Si das para recibir, es cuestión de tiempo que acabes echando en cara lo que has dado por no recibir lo que esperabas”
Erich Fromm
El punto de inflexión de estos ayudadores compulsivos comienza el día que deciden adentrarse en un terreno tan desconocido como aterrador: la soledad y la introspección, poniendo su empatía al servicio de sus propias necesidades. Solo así superan su adicción y dependencia por el amor del prójimo, volviéndose mucho más autosuficientes emocionalmente. Solo así logran poner límites a su ayuda –sabiendo decir “no”–, sin sentirse culpables o egoístas por priorizarse a sí mismos cuando más lo necesiten.

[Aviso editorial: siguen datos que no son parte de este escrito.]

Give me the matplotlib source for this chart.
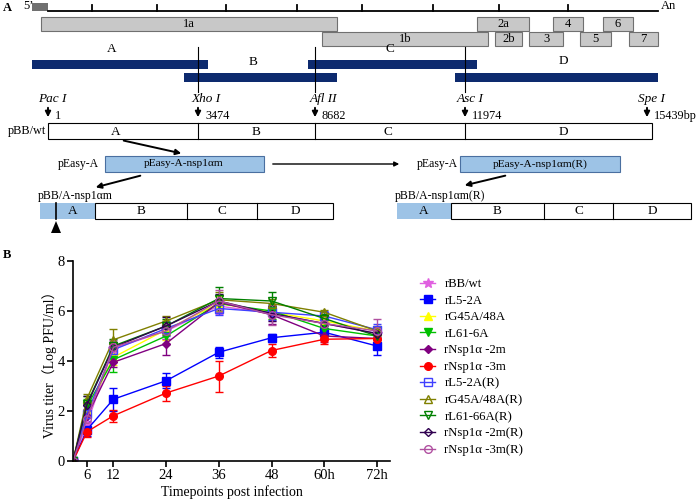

Antes de volver a ayudar a alguien, puede ser interesante que se pregunten lo que les mueve a hacerlo, comprendiendo el patrón inconsciente que se oculta detrás de sus buenas intenciones. De este modo, dejarán de acumular sentimientos negativos hacia aquellos que no les devuelven los favores prestados. A su vez, también pueden recordarse que cada persona es capaz de asumir su propio destino, aprendiendo a resolver sus problemas por sí misma.
En este sentido, es fundamental que comprendan que nadie hace feliz a nadie, puesto que la felicidad se encuentra en el interior de cada ser humano. Lo cierto es que este bienestar interno es el motor del verdadero amor, desde el que las personas dan lo mejor de sí mismas sin esperar nada a cambio. En vez de comportarse como buenos samaritanos, su gran aprendizaje consiste en ser personas felices. Es entonces cuando comprenden que dar puede resultar la verdadera recompensa.